Since Beginning with O, she has published eight volumes of poetry, Soie Sauvage (1979), Pastoral Jazz (1983), Black Holes, Black Stockings (1985), Perpetua (1989), Sappho's Gymnasium (1994), Helen Groves (1994), Unfolding the Tablecloth of God (1995), and Ithaca: Little Summer in Winter (1996). Black Holes, Black Stockings is a collection of prose poems written with poet Jane Miller. The last four volumes of Broumas' poetry were written with poet T. Begley, with whom she also translated three books of Odysseas Elytis' Greek poems, the last of which is Open Papers (1994).
Broumas' approach to poetry is expansive and syncretic. Her formal considerations derive from architecture and music, as well as from literary sources: she conceives of stanzas as spatial forms, words on the page "as notation for the voice." To create her art, Broumas draws on the many parts of her life: her Greek and European background; her experiences as a woman; her feminist and liberation politics; her massage work. Her poems take daring leaps, almost greedily appropriating and juxtaposing disparate images, words, and experiences.
OTHER WORKS:
Restlessness (in Greek, 1967). Lyricism: Some Notes on Pleasure (1978). Namaste (1978). What I Love: Selected Poems of Odysseas Elytis, 1943-1978 (translation, 1986). The Little Mariner, poems by Odysseas Elytis (translation, 1988).
BIBLIOGRAPHY:
Abel, E. et al., eds., The Voyage In: Fictions of Female Development (1983).

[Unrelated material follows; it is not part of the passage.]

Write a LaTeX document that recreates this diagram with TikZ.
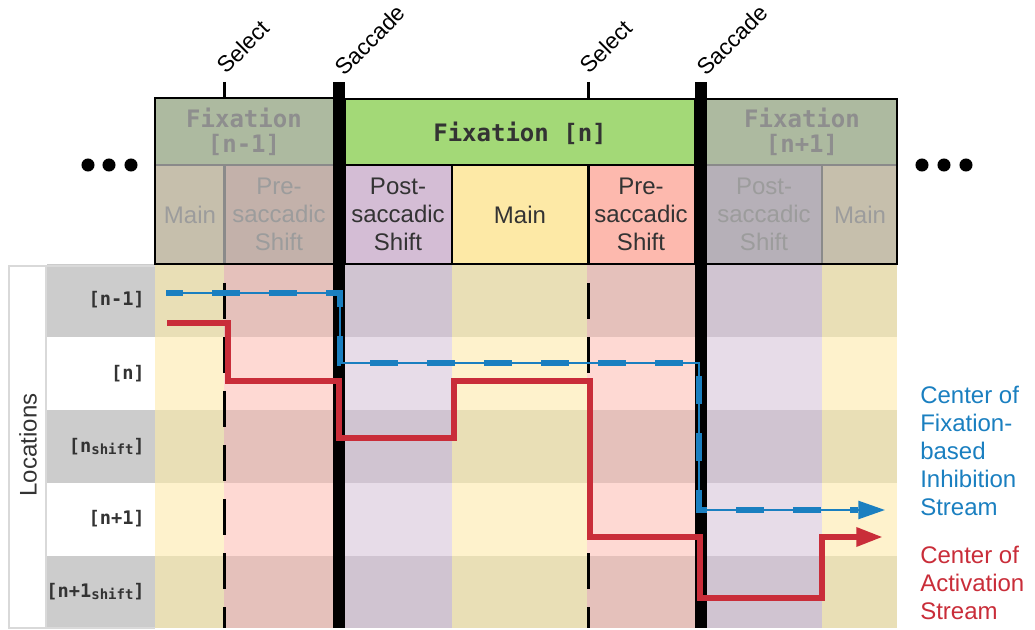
\documentclass[tikz,border=0pt]{standalone}
\usepackage{fontspec}
\setmainfont{Liberation Sans}
\setmonofont{DejaVu Sans Mono}
\usetikzlibrary{arrows.meta}
\definecolor{yelL}{HTML}{FEF2CC}
\definecolor{yelD}{HTML}{E9DFB6}
\definecolor{redL}{HTML}{FED9D3}
\definecolor{redD}{HTML}{E5C1BB}
\definecolor{purL}{HTML}{E7DCE8}
\definecolor{purD}{HTML}{D0C4D1}
\definecolor{lblgray}{HTML}{CCCCCC}
\definecolor{lblborder}{HTML}{D9D9D9}
\definecolor{greyhead}{HTML}{ADBAA0}
\definecolor{greymain}{HTML}{C6BFAC}
\definecolor{greypre}{HTML}{C3B1AA}
\definecolor{greypost}{HTML}{B6B0B8}
\definecolor{greenhead}{HTML}{A3D977}
\definecolor{postc}{HTML}{D4BDD5}
\definecolor{mainc}{HTML}{FDE9A6}
\definecolor{prec}{HTML}{FDB9AE}
\definecolor{txtdark}{HTML}{333333}
\definecolor{txtgreyM}{HTML}{8E8E8E}
\definecolor{txtgrey}{HTML}{9C9C9C}
\definecolor{innergrey}{HTML}{8A8A8A}
\definecolor{bluec}{HTML}{1A7FC0}
\definecolor{redc}{HTML}{C92D39}
\begin{document}
\begin{tikzpicture}[x=0.75pt,y=-0.75pt,
  celltxt/.style={font=\fontsize{18}{21}\selectfont, align=center, text=txtdark, inner sep=0pt},
  greytxt/.style={celltxt, text=txtgrey},
  headtxt/.style={font=\ttfamily\bfseries\fontsize{18}{18.75}\selectfont, align=center, text=txtdark, inner sep=0pt},
  greyhtxt/.style={headtxt, text=txtgreyM},
  rowlbl/.style={font=\ttfamily\bfseries\fontsize{14}{16}\selectfont, text=txtdark, anchor=east, inner sep=0pt},
  evtlbl/.style={font=\fontsize{17}{18}\selectfont, text=black, rotate=45, inner sep=0pt},
  legend/.style={font=\fontsize{18}{21}\selectfont, align=left, anchor=west, inner sep=0pt},
  outerb/.style={draw=black, line width=1.5pt},
  innerb/.style={draw=innergrey, line width=1.5pt},
  dotc/.style={fill=black},
  selectdash/.style={draw=black, line width=2.25pt, dash pattern=on 27pt off 13.5pt},
  stream/.style={line width=4.5pt, draw=redc, miter limit=10},
  tip/.style={-{Triangle[length=20pt,width=13.5pt]}}
]
\useasboundingbox (0,0) rectangle (1035,630);

% ---------- grid ----------
\foreach \xa/\xb/\c in {155/224/yel,224/333/red,333/345/red,345/452/pur,452/587/yel,587/695/red,695/707/pur,707/822/pur,822/897/yel}{
  \foreach \ya/\yb/\s in {264/337/D,337/410/L,410/483/D,483/556/L,556/628/D}{
    \fill[\c\s] (\xa,\ya) rectangle (\xb,\yb);
  }
}
% label column
\foreach \ya/\yb/\c in {264/337/lblgray,337/410/white,410/483/lblgray,483/556/white,556/628/lblgray}{
  \fill[\c] (47,\ya) rectangle (155,\yb);
}
\fill[white] (9,266) rectangle (46,628);
\draw[lblborder, line width=1.2pt] (155,266) -- (9,266) -- (9,628) -- (155,628);
\draw[lblborder, line width=1.2pt] (46,266) -- (46,628);
\node[font=\fontsize{18}{21}\selectfont, text=txtdark, rotate=90, inner sep=0pt] (loc) at (28,445) {Locations};

\node[rowlbl] (r1) at (145,300) {[n-1]};
\node[rowlbl] (r2) at (145,374) {[n]};
\node[rowlbl] (r3) at (145,447) {[n\raisebox{-1.5pt}{\fontsize{10.5}{12}\selectfont shift}]};
\node[rowlbl] (r4) at (145,519) {[n+1]};
\node[rowlbl] (r5) at (145,592) {[n+1\raisebox{-1.5pt}{\fontsize{10.5}{12}\selectfont shift}]};

% ---------- select dashed lines ----------
\draw[selectdash] (224,283) -- (224,628);
\draw[selectdash] (588,283) -- (588,628);
\draw[black, line width=2.25pt] (224,82) -- (224,98);
\draw[black, line width=2.25pt] (588,82) -- (588,99);

% ---------- header: fixation n-1 ----------
\fill[greyhead] (155,98) rectangle (333,165);
\fill[greymain] (155,165) rectangle (224,264);
\fill[greypre] (224,165) rectangle (333,264);
\draw[innerb] (155,165) -- (333,165);
\draw[innerb, line width=2.25pt] (224,165) -- (224,264);
\draw[outerb] (333,98) -- (155,98) -- (155,264) -- (333,264);
\node[greyhtxt] (hfA) at (244,132) {Fixation\\{}[n-1]};
\node[greytxt] (hmA) at (190,215) {Main};
\node[greytxt] (hpA) at (279,214) {Pre-\\saccadic\\Shift};

% ---------- header: fixation n ----------
\fill[greenhead] (345,99) rectangle (695,165);
\fill[postc] (345,165) rectangle (452,264);
\fill[mainc] (452,165) rectangle (587,264);
\fill[prec] (587,165) rectangle (695,264);
\draw[outerb] (345,99) rectangle (695,264);
\draw[outerb] (345,165) -- (695,165);
\draw[outerb] (452,165) -- (452,264);
\draw[black, line width=2.25pt] (588,165) -- (588,264);
\node[headtxt] (hfB) at (520,133) {Fixation [n]};
\node[celltxt] (hsB) at (398,214) {Post-\\saccadic\\Shift};
\node[celltxt] (hmB) at (520,215) {Main};
\node[celltxt] (hpB) at (641,214) {Pre-\\saccadic\\Shift};

% ---------- header: fixation n+1 ----------
\fill[greyhead] (707,99) rectangle (897,165);
\fill[greypost] (707,165) rectangle (822,264);
\fill[greymain] (822,165) rectangle (897,264);
\draw[innerb] (707,165) -- (897,165);
\draw[innerb] (822,165) -- (822,264);
\draw[outerb] (707,99) -- (897,99) -- (897,264) -- (707,264);
\node[greyhtxt] (hfC) at (802,132) {Fixation\\{}[n+1]};
\node[greytxt] (hsC) at (764,214) {Post-\\saccadic\\Shift};
\node[greytxt] (hmC) at (860,215) {Main};

% ---------- saccade bars ----------
\fill[black] (333,82) rectangle (345,628);
\fill[black] (695,82) rectangle (707,628);

% ---------- event labels ----------
\node[evtlbl] (sel1) at (243,47) {Select};
\node[evtlbl] (sac1) at (370,40) {Saccade};
\node[evtlbl] (sel2) at (606,47) {Select};
\node[evtlbl] (sac2) at (732,40) {Saccade};

% ---------- ellipses ----------
\foreach \x in {88,109,131}{\fill[dotc] (\x,165) circle[radius=4.9pt];}
\foreach \x in {922,944,966}{\fill[dotc] (\x,165) circle[radius=4.9pt];}

% ---------- streams ----------
\coordinate (r0) at (167,323);
\coordinate (rE) at (883,537);
\draw[stream, tip] (r0) -- (228,323) -- (228,381) -- (339,381) -- (339,438) -- (454,438) -- (454,381) -- (590,381) -- (590,537) -- (700,537) -- (700,598) -- (822,598) -- (822,537) -- (rE);

\coordinate (b0) at (166,293);
\coordinate (bE) at (885,510);
\draw[bluec, line width=1.8pt, tip] (b0) -- (340,293) -- (340,363) -- (699,363) -- (699,510) -- (bE);
\draw[bluec, line width=5pt, dash pattern=on 21pt off 21.75pt, dash phase=8pt, shorten >=20pt] (b0) -- (340,293) -- (340,363) -- (699,363) -- (699,510) -- (bE);

% ---------- legend ----------
\node[legend, text=bluec] (legB) at (920,451) {Center of\\Fixation-\\based\\Inhibition\\Stream};
\node[legend, text=redc] (legR) at (920,583) {Center of\\Activation\\Stream};
\end{tikzpicture}
\end{document}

Casto, E. K., Reading Feminist Poetry: A Study of the Work of Anne Sexton, Adrienne Rich, Audre Lorde, and Olga Broumas (dissertation, 1990). Duncan, E., Unless Soul Claps Its Hands: Portraits and Passages (1984).
Reference Works:
CA (1980). CANR (1987, 1999). CLC (1979). FC (1990). Oxford Companion to Women's Writing in the United States (1995).
Other reference:
American Poetry Review (Jan.-Feb. 1979). Atlantic (Oct. 1977). Book Forum (1977). Christopher Street (Mar. 1977). Chrysalis (1977). Emergency Librarian (Nov. 1977). Hudson Review (Autumn 1977, Summer 1980, Summer 1983). LJ (15 May 1977). Northwest Review (1978, 1980). NYT (24 June 1977). Off Our Backs (June 1978). VV (29 Aug. 1977). Yale Review (Autumn 1977).